Reinvestment refers to the process of using income, profits, or returns generated from an investment to purchase additional assets or securities rather than taking the income as cash or spending it. Reinvestment can occur in various contexts, such as dividends from stocks, interest from bonds, or profits from a business, and is a common strategy for compounding wealth over time.
Key Aspects of Reinvestment:
- Dividend Reinvestment:
- Dividend Reinvestment Plans (DRIPs): Many companies and funds offer DRIPs, which allow shareholders to automatically reinvest their dividends into additional shares of the company’s stock, often without paying transaction fees. This helps investors accumulate more shares over time and benefit from compounding returns.
- Example: If an investor owns 100 shares of a stock that pays a dividend, rather than receiving the dividend in cash, the investor can reinvest it to purchase more shares, increasing their ownership in the company.
- Interest Reinvestment:
- Bondholders can reinvest the interest payments they receive from bonds into more bonds or other securities. This strategy allows investors to grow their investment over time and take advantage of compounding interest.
- Profit Reinvestment in Business:
- Businesses often reinvest profits back into the company to fund growth initiatives, such as expanding operations, developing new products, or improving infrastructure. Reinvesting profits can lead to increased revenues and long-term success.
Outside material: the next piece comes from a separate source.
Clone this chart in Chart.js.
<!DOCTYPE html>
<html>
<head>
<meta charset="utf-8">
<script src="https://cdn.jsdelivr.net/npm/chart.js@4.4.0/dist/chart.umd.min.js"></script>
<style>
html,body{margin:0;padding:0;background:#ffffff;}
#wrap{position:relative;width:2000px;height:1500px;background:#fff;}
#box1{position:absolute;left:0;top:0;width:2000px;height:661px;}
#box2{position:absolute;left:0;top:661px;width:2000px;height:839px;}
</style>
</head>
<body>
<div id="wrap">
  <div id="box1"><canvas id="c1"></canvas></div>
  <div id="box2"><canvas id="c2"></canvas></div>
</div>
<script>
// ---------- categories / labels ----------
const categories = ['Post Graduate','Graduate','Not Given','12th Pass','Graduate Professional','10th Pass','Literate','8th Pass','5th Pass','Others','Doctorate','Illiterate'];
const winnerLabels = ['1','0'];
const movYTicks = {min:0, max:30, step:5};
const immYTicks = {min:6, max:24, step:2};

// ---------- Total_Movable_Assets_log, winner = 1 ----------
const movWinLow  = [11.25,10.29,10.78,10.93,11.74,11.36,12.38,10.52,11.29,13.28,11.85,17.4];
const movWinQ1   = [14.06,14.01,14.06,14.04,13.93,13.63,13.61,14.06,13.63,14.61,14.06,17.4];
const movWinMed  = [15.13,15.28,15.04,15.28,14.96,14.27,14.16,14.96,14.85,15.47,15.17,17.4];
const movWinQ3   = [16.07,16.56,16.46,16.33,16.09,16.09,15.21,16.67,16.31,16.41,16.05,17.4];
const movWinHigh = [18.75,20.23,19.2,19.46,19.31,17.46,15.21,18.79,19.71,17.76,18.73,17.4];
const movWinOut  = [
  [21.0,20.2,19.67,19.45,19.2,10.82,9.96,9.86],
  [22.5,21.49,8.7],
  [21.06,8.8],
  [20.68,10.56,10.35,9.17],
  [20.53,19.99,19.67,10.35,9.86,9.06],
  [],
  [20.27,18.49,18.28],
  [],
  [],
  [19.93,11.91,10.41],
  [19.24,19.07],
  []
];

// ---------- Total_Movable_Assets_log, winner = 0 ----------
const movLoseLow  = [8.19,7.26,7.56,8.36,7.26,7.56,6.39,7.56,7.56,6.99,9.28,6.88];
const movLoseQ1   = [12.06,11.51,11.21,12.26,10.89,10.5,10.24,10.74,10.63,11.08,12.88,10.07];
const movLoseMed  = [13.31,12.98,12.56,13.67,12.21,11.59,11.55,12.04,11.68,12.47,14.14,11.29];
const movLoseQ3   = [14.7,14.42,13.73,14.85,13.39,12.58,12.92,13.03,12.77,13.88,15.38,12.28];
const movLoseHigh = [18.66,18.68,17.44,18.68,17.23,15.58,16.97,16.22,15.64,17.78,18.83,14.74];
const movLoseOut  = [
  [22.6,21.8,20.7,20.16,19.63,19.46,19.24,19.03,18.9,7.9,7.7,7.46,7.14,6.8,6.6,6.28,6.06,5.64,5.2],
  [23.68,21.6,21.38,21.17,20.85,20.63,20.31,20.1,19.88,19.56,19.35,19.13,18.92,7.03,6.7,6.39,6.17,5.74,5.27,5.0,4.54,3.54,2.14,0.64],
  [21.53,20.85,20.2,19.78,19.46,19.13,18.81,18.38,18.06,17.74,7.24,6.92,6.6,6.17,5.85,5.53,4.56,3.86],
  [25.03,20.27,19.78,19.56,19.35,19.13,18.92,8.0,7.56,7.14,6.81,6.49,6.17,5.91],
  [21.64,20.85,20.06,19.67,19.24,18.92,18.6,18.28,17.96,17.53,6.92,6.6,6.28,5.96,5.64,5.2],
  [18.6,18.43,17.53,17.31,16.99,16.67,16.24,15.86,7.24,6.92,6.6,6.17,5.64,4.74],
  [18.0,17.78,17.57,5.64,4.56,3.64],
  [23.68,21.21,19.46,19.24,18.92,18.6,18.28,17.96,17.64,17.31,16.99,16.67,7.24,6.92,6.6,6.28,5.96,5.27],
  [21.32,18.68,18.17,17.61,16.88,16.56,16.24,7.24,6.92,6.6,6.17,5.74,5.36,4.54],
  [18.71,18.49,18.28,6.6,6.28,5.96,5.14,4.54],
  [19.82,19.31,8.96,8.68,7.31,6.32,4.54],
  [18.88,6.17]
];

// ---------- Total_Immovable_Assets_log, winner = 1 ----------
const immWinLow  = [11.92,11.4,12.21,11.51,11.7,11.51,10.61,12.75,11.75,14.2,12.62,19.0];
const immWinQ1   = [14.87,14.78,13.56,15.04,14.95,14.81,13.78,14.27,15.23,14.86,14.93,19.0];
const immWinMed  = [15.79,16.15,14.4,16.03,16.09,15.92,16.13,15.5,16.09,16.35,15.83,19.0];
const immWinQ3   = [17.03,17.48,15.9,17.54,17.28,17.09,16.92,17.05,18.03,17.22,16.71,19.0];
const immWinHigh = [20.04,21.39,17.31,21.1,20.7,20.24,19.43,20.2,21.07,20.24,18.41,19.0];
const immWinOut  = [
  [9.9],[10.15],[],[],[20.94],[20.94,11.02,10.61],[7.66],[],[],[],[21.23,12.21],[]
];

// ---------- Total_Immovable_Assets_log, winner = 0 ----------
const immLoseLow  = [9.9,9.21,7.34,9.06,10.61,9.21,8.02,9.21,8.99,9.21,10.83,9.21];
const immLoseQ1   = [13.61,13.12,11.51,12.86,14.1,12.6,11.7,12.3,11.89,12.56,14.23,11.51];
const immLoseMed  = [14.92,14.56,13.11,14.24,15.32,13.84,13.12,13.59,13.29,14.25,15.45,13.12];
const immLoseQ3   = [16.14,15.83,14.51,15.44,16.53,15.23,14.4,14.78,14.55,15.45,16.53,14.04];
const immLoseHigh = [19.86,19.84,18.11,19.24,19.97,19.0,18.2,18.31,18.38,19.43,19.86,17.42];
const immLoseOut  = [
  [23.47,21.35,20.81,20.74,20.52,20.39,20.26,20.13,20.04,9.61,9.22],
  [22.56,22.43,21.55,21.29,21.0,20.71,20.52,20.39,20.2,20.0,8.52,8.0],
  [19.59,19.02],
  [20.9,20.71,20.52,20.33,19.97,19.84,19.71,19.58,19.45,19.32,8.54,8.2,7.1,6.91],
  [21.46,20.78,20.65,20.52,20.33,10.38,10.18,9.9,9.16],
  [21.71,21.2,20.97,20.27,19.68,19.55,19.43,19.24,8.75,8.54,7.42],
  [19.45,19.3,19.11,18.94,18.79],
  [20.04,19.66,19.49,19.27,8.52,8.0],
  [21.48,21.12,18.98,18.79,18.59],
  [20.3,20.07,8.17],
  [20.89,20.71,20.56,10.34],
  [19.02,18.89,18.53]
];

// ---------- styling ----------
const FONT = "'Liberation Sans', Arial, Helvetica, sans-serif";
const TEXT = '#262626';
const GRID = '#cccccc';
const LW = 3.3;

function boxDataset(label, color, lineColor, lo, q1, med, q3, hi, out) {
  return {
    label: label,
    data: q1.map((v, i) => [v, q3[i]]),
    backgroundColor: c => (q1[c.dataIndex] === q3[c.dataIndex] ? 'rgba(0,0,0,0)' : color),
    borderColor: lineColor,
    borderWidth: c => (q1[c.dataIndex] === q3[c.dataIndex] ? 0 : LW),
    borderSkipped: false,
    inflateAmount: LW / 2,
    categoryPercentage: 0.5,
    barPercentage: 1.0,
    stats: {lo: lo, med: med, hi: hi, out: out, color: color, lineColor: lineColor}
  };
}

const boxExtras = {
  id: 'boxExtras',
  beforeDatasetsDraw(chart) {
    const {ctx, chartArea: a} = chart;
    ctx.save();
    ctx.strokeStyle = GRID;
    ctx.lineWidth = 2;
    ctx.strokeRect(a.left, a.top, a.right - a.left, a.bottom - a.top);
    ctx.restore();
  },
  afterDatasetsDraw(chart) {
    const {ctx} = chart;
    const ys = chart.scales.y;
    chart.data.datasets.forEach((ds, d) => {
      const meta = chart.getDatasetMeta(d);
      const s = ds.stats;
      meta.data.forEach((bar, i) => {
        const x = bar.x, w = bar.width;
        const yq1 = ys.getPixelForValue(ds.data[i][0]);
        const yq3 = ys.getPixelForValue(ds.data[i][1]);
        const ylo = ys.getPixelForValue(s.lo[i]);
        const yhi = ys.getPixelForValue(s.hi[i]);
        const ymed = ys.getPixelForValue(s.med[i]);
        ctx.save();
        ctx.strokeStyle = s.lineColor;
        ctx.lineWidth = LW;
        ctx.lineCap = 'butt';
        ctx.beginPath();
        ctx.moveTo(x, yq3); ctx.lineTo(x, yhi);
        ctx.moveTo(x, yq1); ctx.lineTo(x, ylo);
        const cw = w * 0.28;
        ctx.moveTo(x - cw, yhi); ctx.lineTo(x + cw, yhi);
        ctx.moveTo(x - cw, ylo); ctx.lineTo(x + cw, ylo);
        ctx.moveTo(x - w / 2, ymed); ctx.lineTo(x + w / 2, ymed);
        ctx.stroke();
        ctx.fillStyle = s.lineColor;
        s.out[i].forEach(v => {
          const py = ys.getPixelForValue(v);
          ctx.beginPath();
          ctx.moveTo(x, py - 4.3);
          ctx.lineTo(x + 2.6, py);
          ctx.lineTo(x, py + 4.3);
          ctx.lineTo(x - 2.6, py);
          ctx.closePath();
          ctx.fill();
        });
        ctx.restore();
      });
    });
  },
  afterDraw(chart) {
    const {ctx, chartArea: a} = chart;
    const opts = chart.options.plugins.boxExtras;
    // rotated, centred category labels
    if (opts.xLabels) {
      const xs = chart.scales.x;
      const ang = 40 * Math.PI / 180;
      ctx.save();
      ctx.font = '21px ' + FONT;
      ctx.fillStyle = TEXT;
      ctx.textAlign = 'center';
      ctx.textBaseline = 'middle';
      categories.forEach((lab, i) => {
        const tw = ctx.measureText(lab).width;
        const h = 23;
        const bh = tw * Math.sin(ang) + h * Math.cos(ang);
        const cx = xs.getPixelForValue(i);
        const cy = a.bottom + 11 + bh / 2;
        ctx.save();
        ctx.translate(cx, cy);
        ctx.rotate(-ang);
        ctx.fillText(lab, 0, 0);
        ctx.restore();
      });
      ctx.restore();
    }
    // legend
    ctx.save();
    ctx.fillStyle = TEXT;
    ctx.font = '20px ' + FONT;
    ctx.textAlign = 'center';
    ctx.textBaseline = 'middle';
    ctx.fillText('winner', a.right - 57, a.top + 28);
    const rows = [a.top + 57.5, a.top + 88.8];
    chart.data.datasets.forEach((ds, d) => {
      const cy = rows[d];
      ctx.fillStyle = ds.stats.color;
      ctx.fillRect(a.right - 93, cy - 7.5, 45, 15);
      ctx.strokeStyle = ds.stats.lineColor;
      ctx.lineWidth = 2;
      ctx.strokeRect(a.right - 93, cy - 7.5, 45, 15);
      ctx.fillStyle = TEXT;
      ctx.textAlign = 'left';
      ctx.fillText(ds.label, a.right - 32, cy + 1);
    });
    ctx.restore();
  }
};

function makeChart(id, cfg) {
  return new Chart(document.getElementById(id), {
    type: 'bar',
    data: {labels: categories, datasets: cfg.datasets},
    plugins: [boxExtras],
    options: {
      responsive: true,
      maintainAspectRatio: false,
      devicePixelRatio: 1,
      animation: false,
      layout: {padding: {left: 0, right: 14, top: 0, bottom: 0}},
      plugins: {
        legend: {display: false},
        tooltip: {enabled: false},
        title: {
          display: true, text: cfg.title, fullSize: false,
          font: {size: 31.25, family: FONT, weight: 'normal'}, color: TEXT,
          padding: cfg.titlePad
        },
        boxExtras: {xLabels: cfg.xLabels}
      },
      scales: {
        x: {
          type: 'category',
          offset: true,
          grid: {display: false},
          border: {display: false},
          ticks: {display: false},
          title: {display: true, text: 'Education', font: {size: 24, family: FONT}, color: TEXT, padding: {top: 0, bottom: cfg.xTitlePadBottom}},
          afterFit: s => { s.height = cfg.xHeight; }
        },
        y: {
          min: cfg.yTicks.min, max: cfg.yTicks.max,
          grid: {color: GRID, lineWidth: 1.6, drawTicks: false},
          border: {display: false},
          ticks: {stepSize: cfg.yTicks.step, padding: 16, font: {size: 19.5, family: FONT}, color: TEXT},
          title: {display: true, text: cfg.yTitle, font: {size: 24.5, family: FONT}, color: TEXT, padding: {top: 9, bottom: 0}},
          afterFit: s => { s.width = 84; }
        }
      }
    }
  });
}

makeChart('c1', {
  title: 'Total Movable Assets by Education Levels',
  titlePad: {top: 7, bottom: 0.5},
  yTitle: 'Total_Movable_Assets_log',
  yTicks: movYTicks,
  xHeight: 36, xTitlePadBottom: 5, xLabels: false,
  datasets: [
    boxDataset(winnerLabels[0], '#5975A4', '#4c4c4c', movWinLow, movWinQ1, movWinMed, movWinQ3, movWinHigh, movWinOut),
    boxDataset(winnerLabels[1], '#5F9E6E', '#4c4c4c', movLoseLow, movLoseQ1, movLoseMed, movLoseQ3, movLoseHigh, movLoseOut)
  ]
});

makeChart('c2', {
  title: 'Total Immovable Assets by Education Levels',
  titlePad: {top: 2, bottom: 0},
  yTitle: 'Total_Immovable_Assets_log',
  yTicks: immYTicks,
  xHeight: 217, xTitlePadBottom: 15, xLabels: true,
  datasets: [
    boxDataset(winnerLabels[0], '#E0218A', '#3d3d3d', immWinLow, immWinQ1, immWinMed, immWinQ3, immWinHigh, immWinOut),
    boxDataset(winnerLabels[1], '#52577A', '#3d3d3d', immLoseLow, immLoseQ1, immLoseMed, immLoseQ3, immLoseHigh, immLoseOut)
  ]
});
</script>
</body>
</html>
- Example: A company that generates a profit may reinvest that profit into research and development (R&D) to create new products, leading to potential future growth.
- Capital Gains Reinvestment:
- Investors may reinvest the capital gains they realize from the sale of an asset into purchasing more securities or assets. This approach can defer tax liabilities in certain jurisdictions and contribute to portfolio growth.
- Reinvestment in Real Estate:
- In real estate, reinvestment might involve using rental income or profits from property sales to purchase additional properties. This strategy allows real estate investors to expand their portfolios and increase rental income or property value appreciation over time.
Benefits of Reinvestment:
- Compounding: Reinvesting returns allows investors to benefit from compounding, where the earnings generated on reinvested funds also generate returns, leading to exponential growth over time.
- Wealth Accumulation: Reinvestment is a key strategy for building wealth, as it enables investors to continually increase their investment holdings without requiring additional cash outlays.
- Tax Efficiency: In some cases, reinvestment can be tax-efficient. For example, certain retirement accounts allow for tax-deferred reinvestment of dividends and capital gains, meaning taxes are not due until withdrawals are made.
- Business Growth: For businesses, reinvesting profits into growth initiatives can lead to higher revenues, expanded market share, and increased long-term profitability.
Example:
Consider an investor who owns shares in a company that pays quarterly dividends. Instead of taking the dividends as cash, the investor enrolls in a DRIP. Over time, the reinvested dividends purchase additional shares of the company, increasing the investor’s ownership and allowing them to earn even more dividends in the future, which are also reinvested. This cycle leads to significant wealth accumulation through the power of compounding.
Reinvestment involves using income, profits, or returns generated from an investment to purchase additional assets or securities, rather than spending the income. It is a powerful strategy for compounding wealth, building long-term financial stability, and fostering business growth.